Staring down at the town of Conco (Kunken in German) is always a great view. It's like a city up in the clouds on a rainy day, with the Veneto Po River Valley spread out far below it.
It was totally uneventful, and almost entirely devoid of other cyclists, which should have been my first clue that I probably didn’t want to be out on the road. When the birds in the forest stop chirping, you’re probably in the wrong place at the wrong time.

Four miles from Turcio I came across an Italian cattle drive. They had wagons, horses, an entire caravan of support vehicles, lots of guys walking with sticks and Alpini feathered hats, and even a massage table set up along the road where they were working over some of the cattle herders.

Italian cowboys!

But they were all off the road in the adjacent fields so I took a few pics and carried on my merry way.

On the way home, well, that’s when things got interesting.

Mandatory selfie with Italian cowboys and cowgirls. 
A few miles down the road I ran smack into the back end of the cattle drive that had taken over the entire road. Everything was covered in manure, and I tried unsuccessfully to weave between the worst piles of muck, passing cars and working my way along the convoy of cattle herding vehicles, polizia cars, trucks, tractors, wagons and horses before I found myself stuck staring at the butt end, literally, of a couple hundred head of cattle heading down the mountain switchbacks.

A horse drawn wagon, why not?
I followed another Italian cyclist, one of the very few on the road that morning, back up the mountain and he showed me a back road that looped and carved down the mountain to get us ahead of the herd.  As I followed him back onto the main road my bike began rattling frighteningly and I looked down to see my bike bottle cage rocking wildly against the frame. A few quick moments on the side of the road with my mini-tool and I was once again rocketing towards home.

Now I was really running late and pushing my already spent legs and lungs hard to beat my best times on a familiar route home. I was making good time and feeling great about the ride despite the persistent smell of cow dung on everything when I felt and heard the pop. The evil hiss that followed told me everything I needed to know, and my back tire even began to fishtail precariously.

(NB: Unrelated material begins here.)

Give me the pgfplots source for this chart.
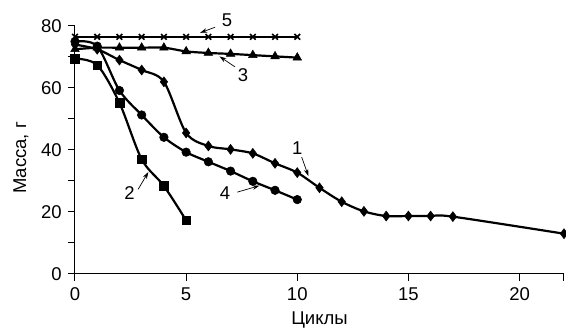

Sometimes, when things start to go wrong, they keep getting worse.

Standing at the side of the road looking at the fibers pushing out from the gaping maw in my tire, and all the euphoria of the ride vanished. I started going through the familiar routine of removing the tire to put in a dollar-bill shim and new tube while texting Char that I was running even later when we both realized that I was only two miles from home. By the time I’d fix the bike, she’d be there with the Jeep to give me a lift and we were already so late for brunch that we were running the risk of missing it.

I started to put the wheel back on the frame so it would fit on the bike rack when my manual dexterity disappeared. I couldn’t get the wheel back on, the chain slipped off the front chainring, the front fork turned awkwardly and I very nearly found myself tumbling down into a ditch full of stagnant farm runoff.

And that’s how Charla found me, standing alongside the road in my disheveled kit, covered in cow manure and bike grease, reeking of dung and sweat, furious and exhausted and ready to throw my bike into oncoming traffic to end my misery.

This is the face of someone who has given up hope of doing anything useful.
I’m surprised she let me in the Jeep at all.

And that’s how a simple ride turned into a – wait for it – crappy adventure!